Maybe I'm wrong but more than once it happened to me that some problems suddenly got fixed after a number of turn-on/turn-off cycles.
I also read somewhere that this was even recommended in some other OS's (Windows).
If a reboot fixes a problem, it's most likely faulty hardware, or a faulty driver for that hardware. Without any more details, it's hard to even guess what hardware or driver it could be.
I've certainly had single reboots help. Sometimes my hacking into running services requires a fresh start and that works for me. Kernel upgrades usually need a reboot to take too.
Multiple reboots only help if the system has to reboot in order to do something that in turn needs a reboot to take.

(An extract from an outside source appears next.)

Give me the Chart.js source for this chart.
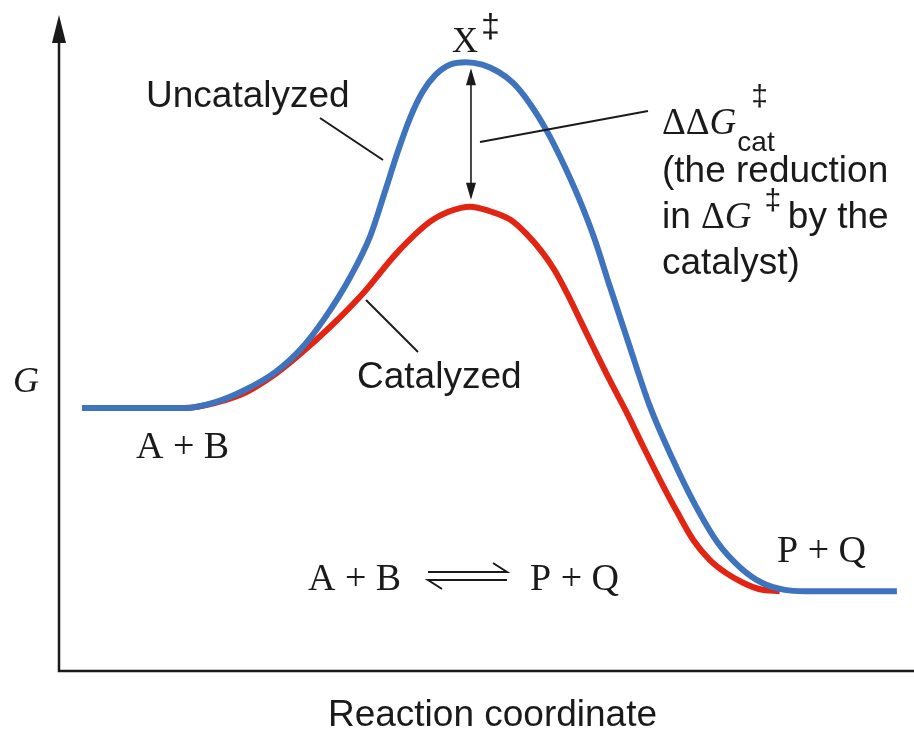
<!DOCTYPE html>
<html>
<head>
<meta charset="utf-8">
<script src="https://cdn.jsdelivr.net/npm/chart.js@4/dist/chart.umd.min.js"></script>
<style>
  body { margin: 0; background: #fff; }
  canvas { display: block; }
</style>
</head>
<body>
<canvas id="energyChart" width="914" height="731"></canvas>
<script>
// Free energy profile, x = reaction coordinate (0-100), y = G (0-100)
const uncatX = [2.7, 13.0, 14.7, 18.3, 21.8, 25.3, 28.2, 31.1, 34.0, 36.4, 38.1, 39.7, 41.1, 42.5, 44.0, 45.7, 47.6, 49.5, 51.4, 53.2, 55.1, 57.0, 58.8, 60.7, 62.6, 64.4, 66.6, 69.1, 71.7, 74.4, 77.0, 79.7, 82.2, 84.9, 87.3, 98.0];
const uncatG = [40.2, 40.2, 40.2, 41.1, 43.0, 45.7, 49.1, 54.0, 60.1, 66.5, 73.2, 79.7, 84.7, 88.5, 91.1, 92.7, 93.1, 92.7, 91.6, 89.8, 86.7, 82.7, 78.1, 72.6, 66.2, 58.9, 50.2, 40.5, 32.6, 25.4, 19.7, 15.8, 13.5, 12.4, 12.2, 12.2];

const catX = [2.7, 13.0, 14.7, 18.3, 22.0, 25.3, 27.8, 31.7, 35.6, 39.5, 43.4, 45.7, 48.1, 50.4, 52.8, 54.7, 56.6, 58.0, 59.4, 60.9, 62.5, 64.4, 66.4, 68.3, 70.3, 72.3, 74.2, 76.1, 78.0, 80.0, 82.0, 84.3];
const catG = [40.2, 40.2, 40.2, 41.0, 42.7, 45.4, 48.0, 52.6, 57.8, 63.9, 68.7, 70.3, 71.0, 70.3, 69.0, 66.8, 63.9, 61.2, 57.8, 53.8, 49.5, 44.5, 39.5, 34.4, 29.2, 24.3, 20.0, 17.0, 15.0, 13.5, 12.5, 12.2];

const BLUE = "rgb(62, 116, 190)";
const RED = "rgb(226, 36, 18)";
const INK = "#1a1a1a";
const SANS = "'Liberation Sans', Arial, sans-serif";
const SERIF = "'Liberation Serif', 'Times New Roman', serif";

const toPoints = (xs, ys) => xs.map((x, i) => ({ x: x, y: ys[i] }));

// draws the axes, labels and pointer lines round the curves
const diagramPlugin = {
  id: "diagram",
  beforeDatasetsDraw(chart) {
    const { ctx, chartArea } = chart;
    ctx.save();
    ctx.strokeStyle = INK;
    ctx.fillStyle = INK;
    ctx.lineWidth = 2.5;
    ctx.beginPath();
    ctx.moveTo(chartArea.left, chartArea.top + 20);
    ctx.lineTo(chartArea.left, chartArea.bottom);
    ctx.lineTo(chartArea.right, chartArea.bottom);
    ctx.stroke();
    // arrow head on G axis
    ctx.beginPath();
    ctx.moveTo(chartArea.left, chartArea.top - 2);
    ctx.lineTo(chartArea.left - 7, chartArea.top + 26);
    ctx.lineTo(chartArea.left + 7, chartArea.top + 26);
    ctx.closePath();
    ctx.fill();
    ctx.restore();
  },
  afterDatasetsDraw(chart) {
    const { ctx } = chart;
    const xs = chart.scales.x;
    const ys = chart.scales.y;
    ctx.save();
    ctx.fillStyle = INK;
    ctx.strokeStyle = INK;
    ctx.textBaseline = "alphabetic";
    ctx.textAlign = "left";

    const line = (x1, y1, x2, y2, w) => {
      ctx.lineWidth = w || 2;
      ctx.beginPath();
      ctx.moveTo(x1, y1);
      ctx.lineTo(x2, y2);
      ctx.stroke();
    };
    const text = (s, x, y, font) => {
      ctx.font = font;
      ctx.fillText(s, x, y);
      return x + ctx.measureText(s).width;
    };
    const sans = "37px " + SANS;
    const serif = "38px " + SERIF;

    // axis titles
    text("G", 13, 392, "italic 36px " + SERIF);
    ctx.textAlign = "center";
    text("Reaction coordinate", (xs.left + xs.right) / 2 + 6, 726, sans);
    ctx.textAlign = "left";

    // transition state
    text("X", 452, 52, "36px " + SERIF);
    text("\u2021", 481, 37, "34px " + SANS);

    // double arrow between the two maxima
    const peakU = Math.max(...uncatG);
    const peakC = Math.max(...catG);
    const ax = xs.getPixelForValue(uncatX[uncatG.indexOf(peakU)]) + 5;
    const yTop = ys.getPixelForValue(peakU) + 6;
    const yBot = ys.getPixelForValue(peakC) - 7;
    line(ax, yTop + 10, ax, yBot - 10, 1.6);
    ctx.beginPath();
    ctx.moveTo(ax, yTop);
    ctx.lineTo(ax - 5, yTop + 17);
    ctx.lineTo(ax + 5, yTop + 17);
    ctx.closePath();
    ctx.fill();
    ctx.beginPath();
    ctx.moveTo(ax, yBot);
    ctx.lineTo(ax - 5, yBot - 17);
    ctx.lineTo(ax + 5, yBot - 17);
    ctx.closePath();
    ctx.fill();

    // curve labels
    text("Uncatalyzed", 146, 107, sans);
    line(320, 118, 383, 160, 2);
    text("Catalyzed", 357, 388, sans);
    line(366, 300, 418, 352, 2);

    // delta delta G note
    line(648, 111, 480, 142, 1.8);
    let cx = text("\u0394\u0394", 662, 134, "37px " + SERIF);
    cx = text("G", cx, 134, "italic 37px " + SERIF);
    text("\u2021", cx + 15, 106, "30px " + SANS);
    text("cat", cx + 1, 151, "28px " + SANS);
    text("(the reduction", 662, 182, sans);
    cx = text("in ", 662, 228, sans);
    cx = text("\u0394", cx, 228, "37px " + SERIF);
    cx = text("G", cx, 228, "italic 37px " + SERIF);
    text("\u2021", cx + 13, 210, "30px " + SANS);
    text(" by the", cx + 26, 228, sans);
    text("catalyst)", 662, 274, sans);

    // states
    text("A + B", 136, 458, serif);
    text("P + Q", 777, 562, serif);

    // overall reaction
    text("A + B", 308, 590, serif);
    ctx.lineWidth = 2;
    ctx.beginPath();
    ctx.moveTo(428, 572); ctx.lineTo(507, 572); ctx.lineTo(493, 563);
    ctx.stroke();
    ctx.beginPath();
    ctx.moveTo(507, 580); ctx.lineTo(428, 580); ctx.lineTo(442, 589);
    ctx.stroke();
    text("P + Q", 530, 590, serif);

    ctx.restore();
  }
};

new Chart(document.getElementById("energyChart"), {
  type: "line",
  data: {
    datasets: [
      {
        label: "Uncatalyzed",
        data: toPoints(uncatX, uncatG),
        borderColor: BLUE,
        borderWidth: 6,
        order: 1,
      },
      {
        label: "Catalyzed",
        data: toPoints(catX, catG),
        borderColor: RED,
        borderWidth: 6,
        order: 2,
      },
    ],
  },
  options: {
    responsive: false,
    animation: false,
    devicePixelRatio: 1,
    cubicInterpolationMode: "monotone",
    pointRadius: 0,
    layout: {
      padding: { left: 59, right: 0, top: 17, bottom: 60 },
    },
    plugins: {
      legend: { display: false },
      tooltip: { enabled: false },
    },
    scales: {
      x: { type: "linear", min: 0, max: 100, display: false },
      y: { type: "linear", min: 0, max: 100, display: false },
    },
  },
  plugins: [diagramPlugin],
});
</script>
</body>
</html>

I have seen this first-hand with Windows but never with Ubuntu. Linux distributions are somewhat better at being able to push system-wide updates from a live session and load them all on the next boot.
If you find you need multiple power cycles to get something working, it's probably a sign of a deeper issue.
I want to ask which kind of problems can be fixed by reboot?
what I believe is reboot will help to kill unused applications that is run in the background. for example, some time you run an application and you close it this application somehow will still in the process doing nothing if you restart your OS this application will be killed, and that sometime happened with me even in Ubuntu, I close firefox but the process still work.
If that what you mean I agree otherwise I don't think so.